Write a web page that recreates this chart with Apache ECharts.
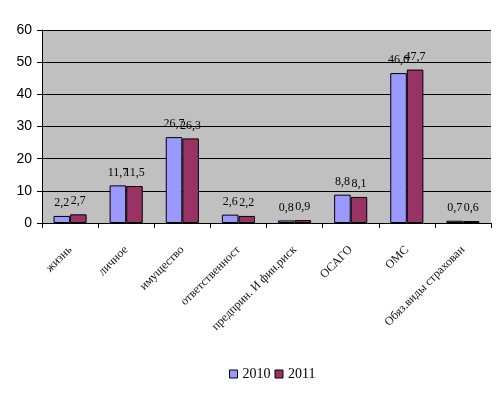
<!DOCTYPE html>
<html><head><meta charset="utf-8">
<script src="https://cdn.jsdelivr.net/npm/echarts@6/dist/echarts.min.js"></script>
<style>html,body{margin:0;padding:0;background:#fff}#c{width:503px;height:393px}</style>
</head><body><div id="c"></div>
<script>
const categories = ["жизнь","личное","имущество","ответственност","предприн. И фин.риск","ОСАГО","ОМС","Обяз.виды страхован"];
const seriesNames = ["2010","2011"];
const values2010 = [2.2, 11.7, 26.7, 2.6, 0.8, 8.8, 46.6, 0.7];
const values2011 = [2.7, 11.5, 26.3, 2.2, 0.9, 8.1, 47.7, 0.6];
const colors = ["#9999FF","#993366"];

const fmt = p => String(p.value).replace('.', ',');
const chart = echarts.init(document.getElementById('c'));
chart.setOption({
  animation:false,
  backgroundColor:'#fff',
  grid:{left:42,right:12,top:30,bottom:170,backgroundColor:'#C0C0C0',show:true,borderWidth:0},
  legend:{bottom:7,left:224,itemWidth:8,itemHeight:8,itemGap:4,icon:'rect',
    textStyle:{fontFamily:'Liberation Serif',fontSize:14,color:'#000'},
    itemStyle:{borderColor:'#000',borderWidth:1}},
  xAxis:{type:'category',data:categories,
    axisLine:{lineStyle:{color:'#000',width:1}},
    axisTick:{show:true,length:5,lineStyle:{color:'#000'}},
    axisLabel:{rotate:45,margin:25,interval:0,fontFamily:'Liberation Serif',fontSize:12,color:'#111'}},
  yAxis:{type:'value',min:0,max:60,interval:10,
    axisLine:{show:true,lineStyle:{color:'#000'}},
    axisTick:{show:true,length:5,lineStyle:{color:'#000'}},
    splitLine:{lineStyle:{color:'#000',width:1}},
    axisLabel:{margin:10,fontFamily:'Liberation Sans',fontSize:14,color:'#000'}},
  series:[
    {name:seriesNames[0],type:'bar',data:values2010,barGap:'0%',barCategoryGap:'41%',
     itemStyle:{color:colors[0],borderColor:'#000',borderWidth:1},
     label:{show:true,position:'top',distance:7,formatter:fmt,fontFamily:'Liberation Serif',fontSize:12,color:'#000'}},
    {name:seriesNames[1],type:'bar',data:values2011,
     itemStyle:{color:colors[1],borderColor:'#000',borderWidth:1},
     label:{show:true,position:'top',distance:7,formatter:fmt,fontFamily:'Liberation Serif',fontSize:12,color:'#000'}}
  ]
});
</script></body></html>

-=-=-

** Written exercise **
Repeat the listing in full and exactly. Do not include any images.

** Final answer **
Write a web page that recreates this chart with Apache ECharts.
<!DOCTYPE html>
<html><head><meta charset="utf-8">
<script src="https://cdn.jsdelivr.net/npm/echarts@6/dist/echarts.min.js"></script>
<style>html,body{margin:0;padding:0;background:#fff}#c{width:503px;height:393px}</style>
</head><body><div id="c"></div>
<script>
const categories = ["жизнь","личное","имущество","ответственност","предприн. И фин.риск","ОСАГО","ОМС","Обяз.виды страхован"];
const seriesNames = ["2010","2011"];
const values2010 = [2.2, 11.7, 26.7, 2.6, 0.8, 8.8, 46.6, 0.7];
const values2011 = [2.7, 11.5, 26.3, 2.2, 0.9, 8.1, 47.7, 0.6];
const colors = ["#9999FF","#993366"];

const fmt = p => String(p.value).replace('.', ',');
const chart = echarts.init(document.getElementById('c'));
chart.setOption({
  animation:false,
  backgroundColor:'#fff',
  grid:{left:42,right:12,top:30,bottom:170,backgroundColor:'#C0C0C0',show:true,borderWidth:0},
  legend:{bottom:7,left:224,itemWidth:8,itemHeight:8,itemGap:4,icon:'rect',
    textStyle:{fontFamily:'Liberation Serif',fontSize:14,color:'#000'},
    itemStyle:{borderColor:'#000',borderWidth:1}},
  xAxis:{type:'category',data:categories,
    axisLine:{lineStyle:{color:'#000',width:1}},
    axisTick:{show:true,length:5,lineStyle:{color:'#000'}},
    axisLabel:{rotate:45,margin:25,interval:0,fontFamily:'Liberation Serif',fontSize:12,color:'#111'}},
  yAxis:{type:'value',min:0,max:60,interval:10,
    axisLine:{show:true,lineStyle:{color:'#000'}},
    axisTick:{show:true,length:5,lineStyle:{color:'#000'}},
    splitLine:{lineStyle:{color:'#000',width:1}},
    axisLabel:{margin:10,fontFamily:'Liberation Sans',fontSize:14,color:'#000'}},
  series:[
    {name:seriesNames[0],type:'bar',data:values2010,barGap:'0%',barCategoryGap:'41%',
     itemStyle:{color:colors[0],borderColor:'#000',borderWidth:1},
     label:{show:true,position:'top',distance:7,formatter:fmt,fontFamily:'Liberation Serif',fontSize:12,color:'#000'}},
    {name:seriesNames[1],type:'bar',data:values2011,
     itemStyle:{color:colors[1],borderColor:'#000',borderWidth:1},
     label:{show:true,position:'top',distance:7,formatter:fmt,fontFamily:'Liberation Serif',fontSize:12,color:'#000'}}
  ]
});
</script></body></html>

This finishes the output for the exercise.